Au départ, il y a le noir, et un dispositif scénographique panoptique qui emprunte aux théâtres anatomiques des facultés de médecine d’antan. Dans la pénombre, quelque chose naît parmi les étoiles, et ce Big Bang se trouve mis en regard de la déesse Vénus, dont une voix féminine nous rappelle le mythe. La science rencontre le fantasme patriarcal d’un idéal féminin : leur point de contact est bien la Vénus anatomique, femme de cire sculptée sans pudeur qui exhibe ses organes à l’université comme dans un freak show. C’est de là que part Boris Gibé pour interroger, dans le même geste, la position du voyeur, le regard de l’homme sur la femme, la réinvention d’un désir qui de charnel devient aussi spirituel.
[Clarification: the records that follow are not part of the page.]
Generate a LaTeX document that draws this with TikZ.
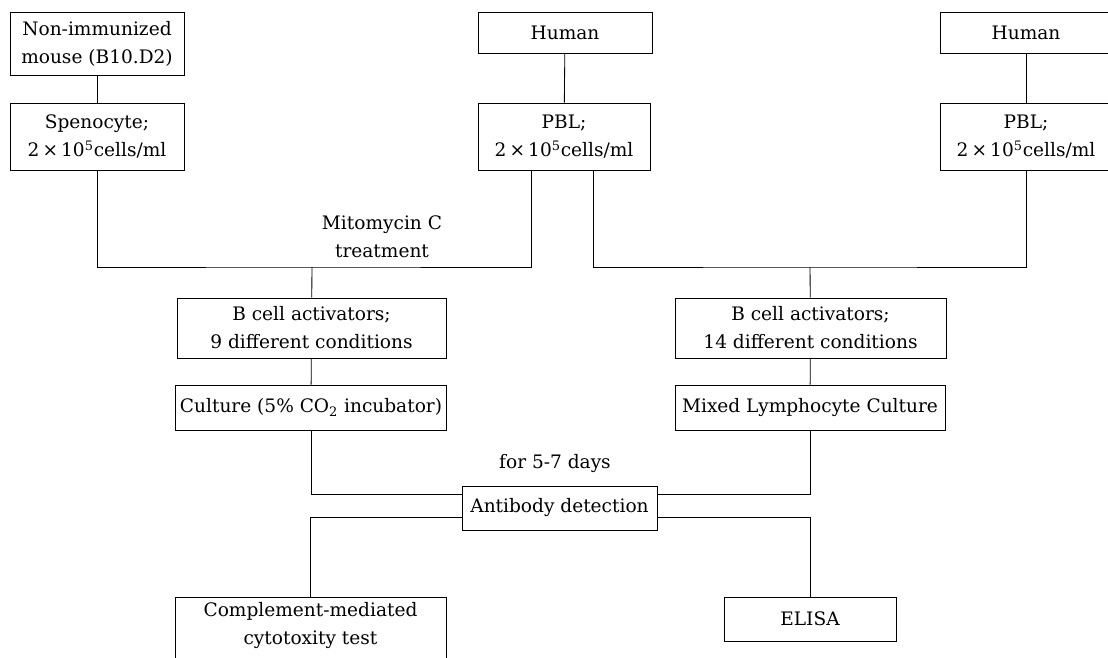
\documentclass[tikz,border=0pt]{standalone}
\usepackage{fontspec}
\setmainfont{DejaVu Serif}
\usepackage{tikz}
\usetikzlibrary{positioning}

\begin{document}
\begin{tikzpicture}[x=0.025cm, y=-0.025cm, line width = 0.6 pt,
box/.style={draw, align=center, inner sep=1pt, font=\fontsize{13.2}{20}\selectfont},
txt/.style={align=center, font=\fontsize{13.2}{20}\selectfont}]

\useasboundingbox (0,0) rectangle (1108,657);
\clip (0,0) rectangle (1108,657);

\node [box, minimum width=4.35cm, minimum height=1.575cm] (mouse) at (97,43.5) {Non-immunized\\mouse (B10.D2)};
\node [box, minimum width=4.35cm, minimum height=1.675cm] (spleen) at (97,136.5) {Spenocyte;\\2\,×\,10\textsuperscript{5}cells/ml};
\path (mouse) edge (spleen);

\node [box, minimum width=4.35cm, minimum height=1.025cm] (human) at (565,32.5) {Human};
\node [box, minimum width=4.3cm, minimum height=1.675cm] (pbl) at (564,136.5) {PBL;\\2\,×\,10\textsuperscript{5}cells/ml};
\path (human) edge (pbl);

\node [box, minimum width=4.3cm, minimum height=1.025cm] (humantwo) at (1026,32.5) {Human};
\node [box, minimum width=4.3cm, minimum height=1.675cm] (pbltwo) at (1026,136.5) {PBL;\\2\,×\,10\textsuperscript{5}cells/ml};
\path (humantwo) edge (pbltwo);

\node [txt] (mito) at (382,237) {Mitomycin C\\treatment};

\coordinate (joinone) at (312,267);
\coordinate (jointwo) at (810,267);
\draw (spleen.south) |- (joinone) -| ([xshift=-0.825cm]pbl.south);
\draw ([xshift=0.725cm]pbl.south) |- (jointwo) -| (pbltwo.south);

\node [box, minimum width=6.725cm, minimum height=1.5cm] (bactone) at (311.5,328) {B cell activators;\\9 different conditions};
\path (joinone) edge (bactone);
\node [box, minimum width=6.775cm, minimum height=1.5cm] (bacttwo) at (810.5,328) {B cell activators;\\14 different conditions};
\path (jointwo) edge (bacttwo);

\node [box, minimum width=6.775cm, minimum height=1.125cm] (culture) at (311,407.5) {Culture (5\% CO\textsubscript{2} incubator)};
\path (bactone) edge (culture);
\node [box, minimum width=6.75cm, minimum height=1.125cm] (mlc) at (810,407.5) {Mixed Lymphocyte Culture};
\path (bacttwo) edge (mlc);

\node [txt] (days) at (555,464) {for 5-7 days};

\node [box, minimum width=4.875cm, minimum height=1.1cm] (antibody) at (559.5,508) {Antibody detection};
\draw (culture.south) |- ([yshift=0.35cm]antibody.west);
\draw (mlc.south) |- ([yshift=0.35cm]antibody.east);

\node [box, minimum width=6.775cm, minimum height=2cm, anchor=north] (cmt) at (310.5,597) {Complement-mediated\\cytotoxity test\\~};
\node [box, minimum width=4.3cm, minimum height=1.1cm] (elisa) at (810,619) {ELISA};
\draw ([yshift=-0.225cm]antibody.west) -| (cmt.north);
\draw ([yshift=-0.225cm]antibody.east) -| (elisa.north);

\end{tikzpicture}
\end{document}
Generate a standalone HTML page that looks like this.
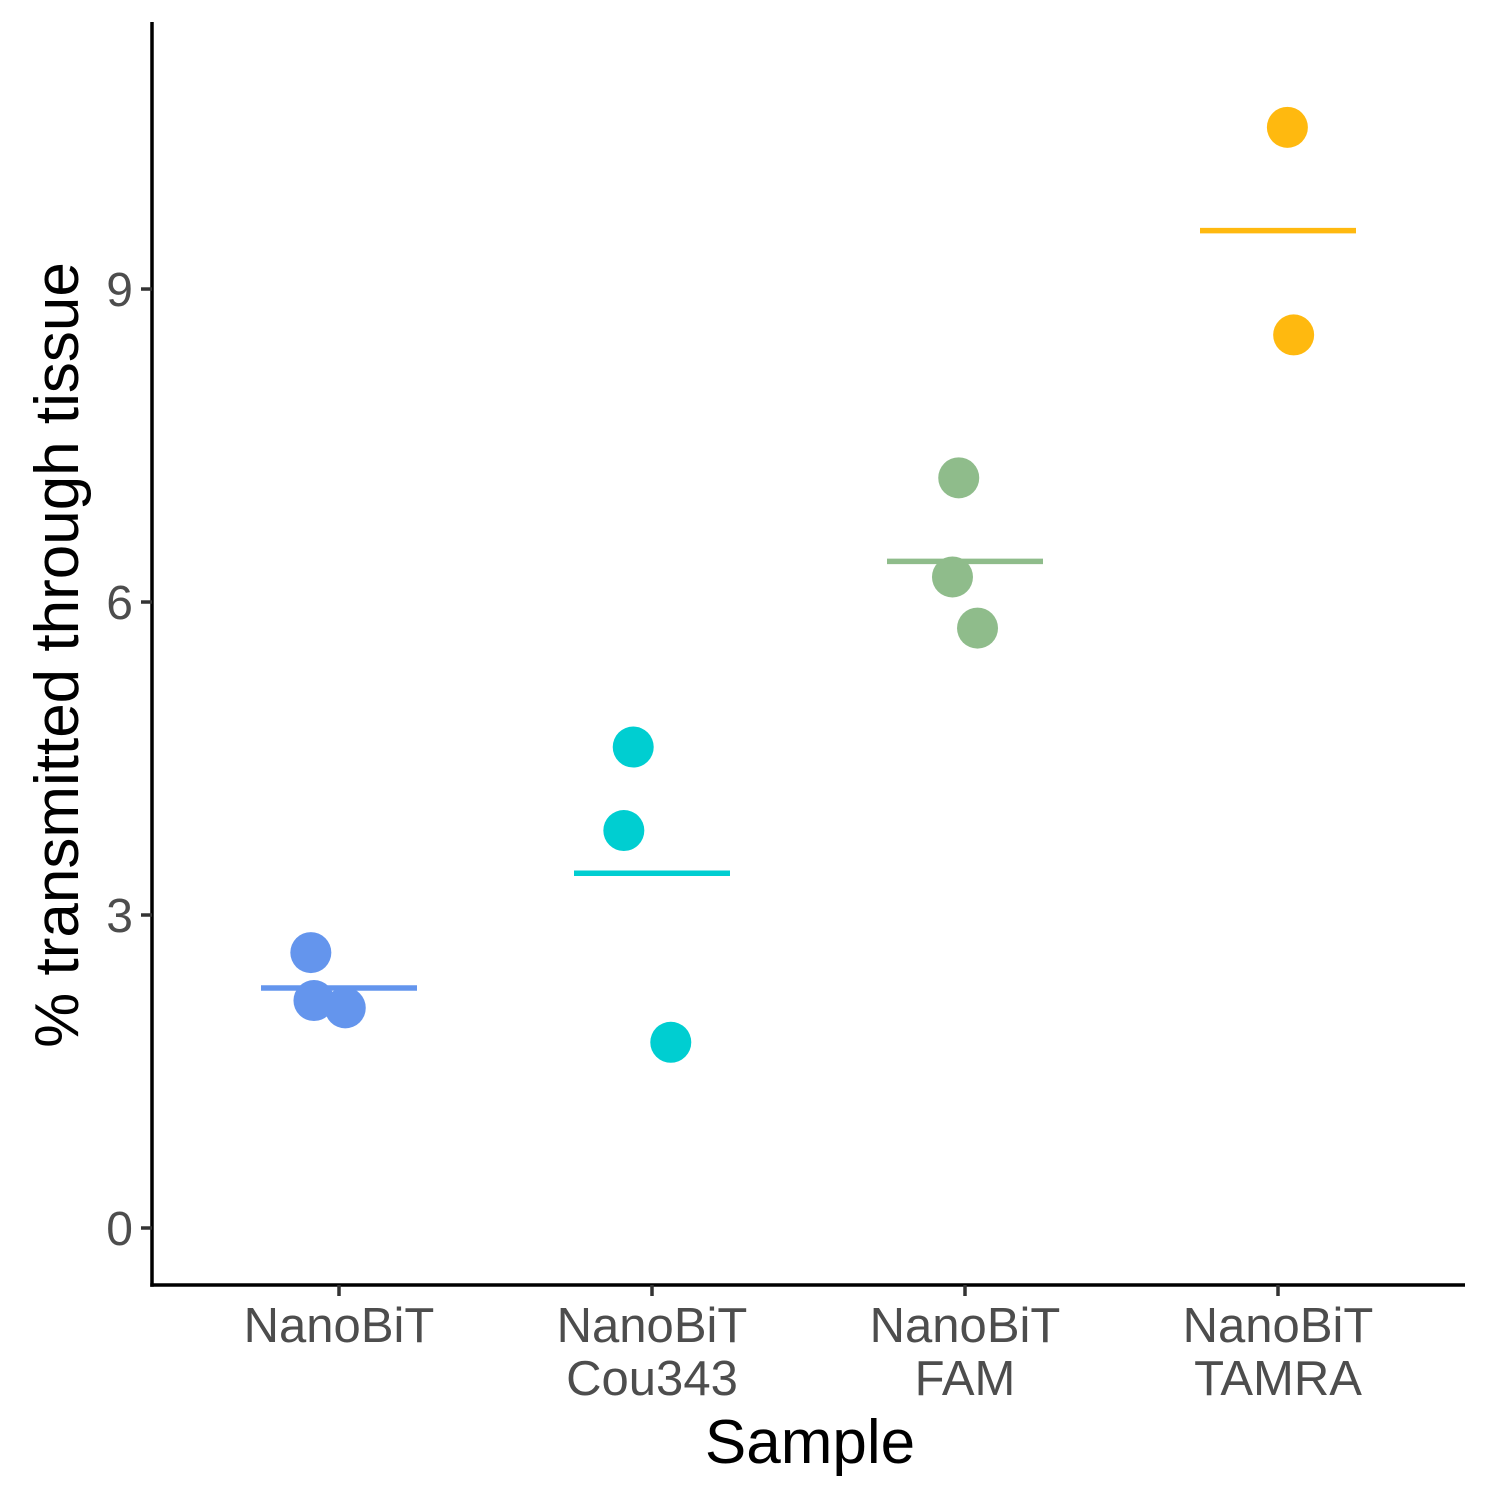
<!DOCTYPE html>
<html><head><meta charset="utf-8"><style>
html,body{margin:0;padding:0;background:#fff;}
svg{display:block;}
text{font-family:"Liberation Sans",Arial,sans-serif;}
</style></head><body>
<svg id="chart" width="1500" height="1500" viewBox="0 0 1500 1500">
<g id="plot"></g>
<text x="810" y="1463" font-size="62" text-anchor="middle" fill="#000">Sample</text>
<text transform="translate(78,655) rotate(-90)" font-size="62" text-anchor="middle" fill="#000">% transmitted through tissue</text>
</svg>
<script>
const categories = [["NanoBiT"],["NanoBiT","Cou343"],["NanoBiT","FAM"],["NanoBiT","TAMRA"]];
const colors = ["#6495ED","#00CED1","#8FBC8B","#FFB90F"];
const pointGroup = [0,0,0,1,1,1,2,2,2,3,3];
const pointValues = [2.64,2.18,2.11,4.61,3.81,1.78,7.19,6.24,5.75,10.55,8.56];
const pointJitter = [-0.09,-0.08,0.02,-0.06,-0.09,0.06,-0.02,-0.04,0.04,0.03,0.05];
const meanValues = [2.30,3.40,6.39,9.56];
const yTicks = [0,3,6,9];

const NS = "http://www.w3.org/2000/svg";
const g = document.getElementById('plot');
const x0 = 152, xEnd = 1465, yTop = 22, yBase = 1285;
function xScale(i){ return 339 + i*313; }
function yScale(v){ return 1228 - v*104.33; }
function mk(tag, attrs){ const e = document.createElementNS(NS, tag); for (const k in attrs) e.setAttribute(k, attrs[k]); g.appendChild(e); return e; }

pointValues.forEach((v,i)=>{
  const c = mk('circle',{cx:xScale(pointGroup[i]+pointJitter[i]),cy:yScale(v),r:20.5,fill:colors[pointGroup[i]]});
  
  
});
meanValues.forEach((v,i)=>{
  const l = mk('line',{x1:xScale(i)-78,x2:xScale(i)+78,y1:yScale(v),y2:yScale(v),stroke:colors[i],'stroke-width':5.5});
  
  
});
const ya = mk('line',{x1:x0,x2:x0,y1:yTop,y2:yBase+1.75,stroke:'#000','stroke-width':3.5});


const xa = mk('line',{x1:x0-1.75,x2:xEnd,y1:yBase,y2:yBase,stroke:'#000','stroke-width':3.5});


yTicks.forEach(t=>{
  const y = yScale(t);
  const tk = mk('line',{x1:x0-11,x2:x0,y1:y,y2:y,stroke:'#333','stroke-width':3.5});
  
  
  const tx = mk('text',{x:x0-19,y:y+17,'font-size':48,'text-anchor':'end',fill:'#4d4d4d'});
  tx.textContent = t;
  
  
});
categories.forEach((lines,i)=>{
  const x = xScale(i);
  const tk = mk('line',{x1:x,x2:x,y1:yBase,y2:yBase+11,stroke:'#333','stroke-width':3.5});
  
  
  lines.forEach((s,j)=>{
    const tx = mk('text',{x:x,y:1342+j*53,'font-size':49,'text-anchor':'middle',fill:'#4d4d4d'});
    tx.textContent = s;
    
    
  });
});
</script>
</body></html>
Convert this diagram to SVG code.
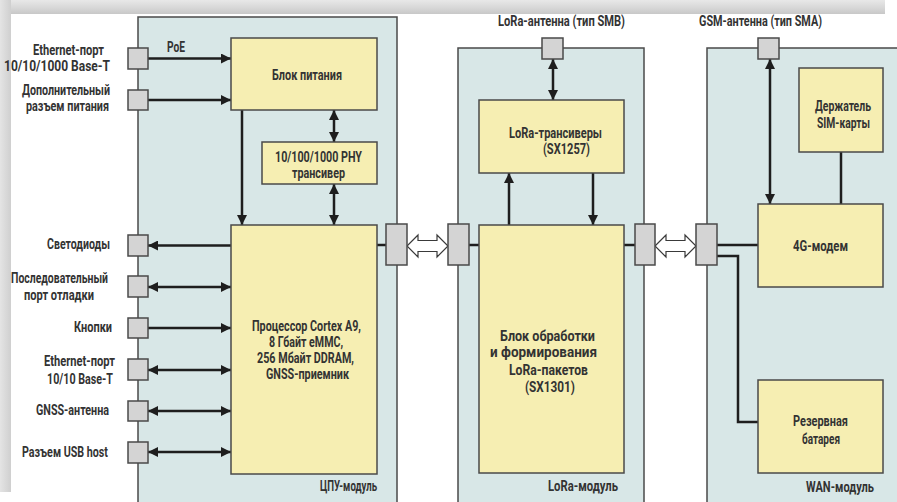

Inventer poétiquement le sexe des anges
L’artiste accomplit le trajet inverse des Ailes du désir de Wim Wenders : partant d’un objet inerte, morbide, le souffle de la vie et l’éveil des sens accouchent d’un être nouveau, qui réussit à déjouer les déterminismes sociétaux et biologiques. La métamorphose est l’enjeu : de tableau en tableau l’être offert au regard prend sa liberté, s’incarne comme sujet. Boris Gibé utilise la magie, des marionnettes, un théâtre d’organes impudiques, un être chimérique mi-chair mi-cire, pour finir avec grâce sur une chorégraphie aérienne. On peut trouver à redire à la qualité des manipulations, et à quelques transitions qui auraient mérité plus de soin. Peut-être tous les éléments de cette proposition foisonnante ne sont-ils pas utiles. Mais on ne peut nier que les images créées sont belles et surprenantes, aidées par des éclairages habiles. Les moments les plus dépouillés, finalement, sont les plus sensibles. En empruntant des éléments déjà vus chez d’autres créateurs, Boris Gibé arrive à écrire son propre poème, à voir, entendre et ressentir.
Mathieu Dochtermann
À 22h. Relâche le 16 juillet. Spectacle vu au Théâtre de la Cité Internationale à Paris.